Output the full listing below exactly, without the pictures.

- - - - - - -

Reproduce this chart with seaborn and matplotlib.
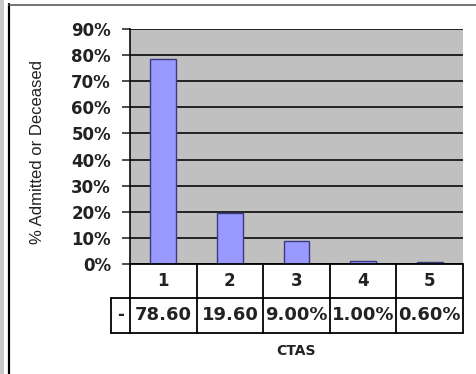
import matplotlib
matplotlib.use("Agg")
import matplotlib.pyplot as plt
import matplotlib.transforms as mtransforms
from matplotlib import font_manager
from matplotlib.lines import Line2D
from matplotlib.patches import Rectangle
import seaborn as sns
import pandas as pd

# Share of patients admitted or deceased, by CTAS triage level
ctas_levels = ["1", "2", "3", "4", "5"]
pct_admitted = [78.6, 19.6, 9.0, 1.0, 0.6]
table_labels = ["78.60", "19.60", "9.00%", "1.00%", "0.60%"]
y_ticks = [0, 10, 20, 30, 40, 50, 60, 70, 80, 90]
y_tick_labels = ["0%", "10%", "20%", "30%", "40%", "50%", "60%", "70%", "80%", "90%"]

sns.set_style("white")
plt.rcParams["font.family"] = ["DejaVu Sans"]

# a narrow face for the axis title, if one is available
installed = {f.name for f in font_manager.fontManager.ttflist}
narrow_family = "Liberation Sans Narrow" if "Liberation Sans Narrow" in installed else "Liberation Sans"

W, H = 477, 374
fig = plt.figure(figsize=(W / 100, H / 100), dpi=100)
fig.patch.set_facecolor("white")

PX = 72 / 100  # points per pixel


def fx(px):
    return px / W


def fy(py):
    return 1 - py / H


# plot area in pixel terms
AX_L, AX_R, AX_T, AX_B = 130, 463, 29, 264
ROW1_B, ROW2_B, LEG_L = 298, 333, 111

ax = fig.add_axes([fx(AX_L), fy(AX_B), (AX_R - AX_L) / W, (AX_B - AX_T) / H])
df = pd.DataFrame({"CTAS": ctas_levels, "pct": pct_admitted})
sns.barplot(data=df, x="CTAS", y="pct", ax=ax, color="#9999ff", width=0.39,
            edgecolor="#3a3a80", linewidth=1.0, saturation=1)
ax.set_facecolor("#c0c0c0")
ax.set_xlim(-0.5, len(ctas_levels) - 0.5)
ax.set_ylim(0, 90)
ax.set_yticks(y_ticks)
ax.set_yticklabels(y_tick_labels, fontsize=12, fontweight="bold", color="#222222")
ax.set_xticks([])
ax.set_xlabel("")
ax.set_ylabel("")
ax.yaxis.grid(True, color="black", linewidth=1.6 * PX)
ax.set_axisbelow(True)
ax.tick_params(axis="y", direction="out", length=8 * PX, width=1.6 * PX,
               pad=11 * PX, left=True)
for side in ["top", "right", "bottom"]:
    ax.spines[side].set_visible(False)
ax.spines["left"].set_color("black")
ax.spines["left"].set_linewidth(1.6 * PX)

# data table under the bars
blend = mtransforms.blended_transform_factory(ax.transData, fig.transFigure)
n = len(ctas_levels)
lw = 1.8 * PX


def hline(y, x0, x1):
    fig.add_artist(Line2D([fx(x0), fx(x1)], [fy(y), fy(y)], color="black", lw=lw,
                          transform=fig.transFigure))


def vline_data(xd, y0, y1):
    fig.add_artist(Line2D([xd, xd], [fy(y0), fy(y1)], color="black", lw=lw,
                          transform=blend))


hline(AX_B, AX_L, AX_R)
hline(ROW1_B, LEG_L, AX_R)
hline(ROW2_B, LEG_L, AX_R)
fig.add_artist(Line2D([fx(LEG_L), fx(LEG_L)], [fy(ROW1_B), fy(ROW2_B)], color="black",
                      lw=lw, transform=fig.transFigure))
for k in range(n + 1):
    vline_data(k - 0.5, AX_B, ROW2_B)

fig.text(fx((LEG_L + AX_L) / 2), fy((ROW1_B + ROW2_B) / 2), "-", ha="center",
         va="center", fontsize=12, fontweight="bold", color="#222222")

for i, (lvl, lab) in enumerate(zip(ctas_levels, table_labels)):
    fig.text(i, fy((AX_B + ROW1_B) / 2), lvl, transform=blend, ha="center",
             va="center", fontsize=12, fontweight="bold", color="#222222")
    t = fig.text(i, fy((ROW1_B + ROW2_B) / 2), lab, transform=blend, ha="center",
                 va="center", fontsize=13, fontweight="bold", color="#222222")
    clip = Rectangle((i - 0.5, fy(ROW2_B)), 1.0, fy(ROW1_B) - fy(ROW2_B),
                     transform=blend, facecolor="none", edgecolor="none")
    t.set_clip_path(clip)

fig.text(fx(296), fy(351), "CTAS", ha="center", va="center", fontsize=10,
         fontweight="bold", color="#222222")

fig.text(fx(38), fy(152), "% Admitted or Deceased", rotation=90, ha="center",
         va="center", fontsize=12, color="#222222",
         family=[narrow_family, "DejaVu Sans"])

# frame decorations at the left and top
fig.add_artist(Rectangle((0, 0), fx(4), 1, transform=fig.transFigure,
                         facecolor="#c8c8c8", edgecolor="none"))
fig.add_artist(Line2D([fx(9), fx(9)], [0, fy(4)], color="black", lw=2.2 * PX,
                      transform=fig.transFigure))
fig.add_artist(Line2D([fx(9), 1], [fy(4.5), fy(4.5)], color="#555555", lw=1.6 * PX,
                      transform=fig.transFigure))

fig.savefig("out.png", dpi=100)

- - - - - - -

Reply:
Reproduce this chart with seaborn and matplotlib.
import matplotlib
matplotlib.use("Agg")
import matplotlib.pyplot as plt
import matplotlib.transforms as mtransforms
from matplotlib import font_manager
from matplotlib.lines import Line2D
from matplotlib.patches import Rectangle
import seaborn as sns
import pandas as pd

# Share of patients admitted or deceased, by CTAS triage level
ctas_levels = ["1", "2", "3", "4", "5"]
pct_admitted = [78.6, 19.6, 9.0, 1.0, 0.6]
table_labels = ["78.60", "19.60", "9.00%", "1.00%", "0.60%"]
y_ticks = [0, 10, 20, 30, 40, 50, 60, 70, 80, 90]
y_tick_labels = ["0%", "10%", "20%", "30%", "40%", "50%", "60%", "70%", "80%", "90%"]

sns.set_style("white")
plt.rcParams["font.family"] = ["DejaVu Sans"]

# a narrow face for the axis title, if one is available
installed = {f.name for f in font_manager.fontManager.ttflist}
narrow_family = "Liberation Sans Narrow" if "Liberation Sans Narrow" in installed else "Liberation Sans"

W, H = 477, 374
fig = plt.figure(figsize=(W / 100, H / 100), dpi=100)
fig.patch.set_facecolor("white")

PX = 72 / 100  # points per pixel


def fx(px):
    return px / W


def fy(py):
    return 1 - py / H


# plot area in pixel terms
AX_L, AX_R, AX_T, AX_B = 130, 463, 29, 264
ROW1_B, ROW2_B, LEG_L = 298, 333, 111

ax = fig.add_axes([fx(AX_L), fy(AX_B), (AX_R - AX_L) / W, (AX_B - AX_T) / H])
df = pd.DataFrame({"CTAS": ctas_levels, "pct": pct_admitted})
sns.barplot(data=df, x="CTAS", y="pct", ax=ax, color="#9999ff", width=0.39,
            edgecolor="#3a3a80", linewidth=1.0, saturation=1)
ax.set_facecolor("#c0c0c0")
ax.set_xlim(-0.5, len(ctas_levels) - 0.5)
ax.set_ylim(0, 90)
ax.set_yticks(y_ticks)
ax.set_yticklabels(y_tick_labels, fontsize=12, fontweight="bold", color="#222222")
ax.set_xticks([])
ax.set_xlabel("")
ax.set_ylabel("")
ax.yaxis.grid(True, color="black", linewidth=1.6 * PX)
ax.set_axisbelow(True)
ax.tick_params(axis="y", direction="out", length=8 * PX, width=1.6 * PX,
               pad=11 * PX, left=True)
for side in ["top", "right", "bottom"]:
    ax.spines[side].set_visible(False)
ax.spines["left"].set_color("black")
ax.spines["left"].set_linewidth(1.6 * PX)

# data table under the bars
blend = mtransforms.blended_transform_factory(ax.transData, fig.transFigure)
n = len(ctas_levels)
lw = 1.8 * PX


def hline(y, x0, x1):
    fig.add_artist(Line2D([fx(x0), fx(x1)], [fy(y), fy(y)], color="black", lw=lw,
                          transform=fig.transFigure))


def vline_data(xd, y0, y1):
    fig.add_artist(Line2D([xd, xd], [fy(y0), fy(y1)], color="black", lw=lw,
                          transform=blend))


hline(AX_B, AX_L, AX_R)
hline(ROW1_B, LEG_L, AX_R)
hline(ROW2_B, LEG_L, AX_R)
fig.add_artist(Line2D([fx(LEG_L), fx(LEG_L)], [fy(ROW1_B), fy(ROW2_B)], color="black",
                      lw=lw, transform=fig.transFigure))
for k in range(n + 1):
    vline_data(k - 0.5, AX_B, ROW2_B)

fig.text(fx((LEG_L + AX_L) / 2), fy((ROW1_B + ROW2_B) / 2), "-", ha="center",
         va="center", fontsize=12, fontweight="bold", color="#222222")

for i, (lvl, lab) in enumerate(zip(ctas_levels, table_labels)):
    fig.text(i, fy((AX_B + ROW1_B) / 2), lvl, transform=blend, ha="center",
             va="center", fontsize=12, fontweight="bold", color="#222222")
    t = fig.text(i, fy((ROW1_B + ROW2_B) / 2), lab, transform=blend, ha="center",
                 va="center", fontsize=13, fontweight="bold", color="#222222")
    clip = Rectangle((i - 0.5, fy(ROW2_B)), 1.0, fy(ROW1_B) - fy(ROW2_B),
                     transform=blend, facecolor="none", edgecolor="none")
    t.set_clip_path(clip)

fig.text(fx(296), fy(351), "CTAS", ha="center", va="center", fontsize=10,
         fontweight="bold", color="#222222")

fig.text(fx(38), fy(152), "% Admitted or Deceased", rotation=90, ha="center",
         va="center", fontsize=12, color="#222222",
         family=[narrow_family, "DejaVu Sans"])

# frame decorations at the left and top
fig.add_artist(Rectangle((0, 0), fx(4), 1, transform=fig.transFigure,
                         facecolor="#c8c8c8", edgecolor="none"))
fig.add_artist(Line2D([fx(9), fx(9)], [0, fy(4)], color="black", lw=2.2 * PX,
                      transform=fig.transFigure))
fig.add_artist(Line2D([fx(9), 1], [fy(4.5), fy(4.5)], color="#555555", lw=1.6 * PX,
                      transform=fig.transFigure))

fig.savefig("out.png", dpi=100)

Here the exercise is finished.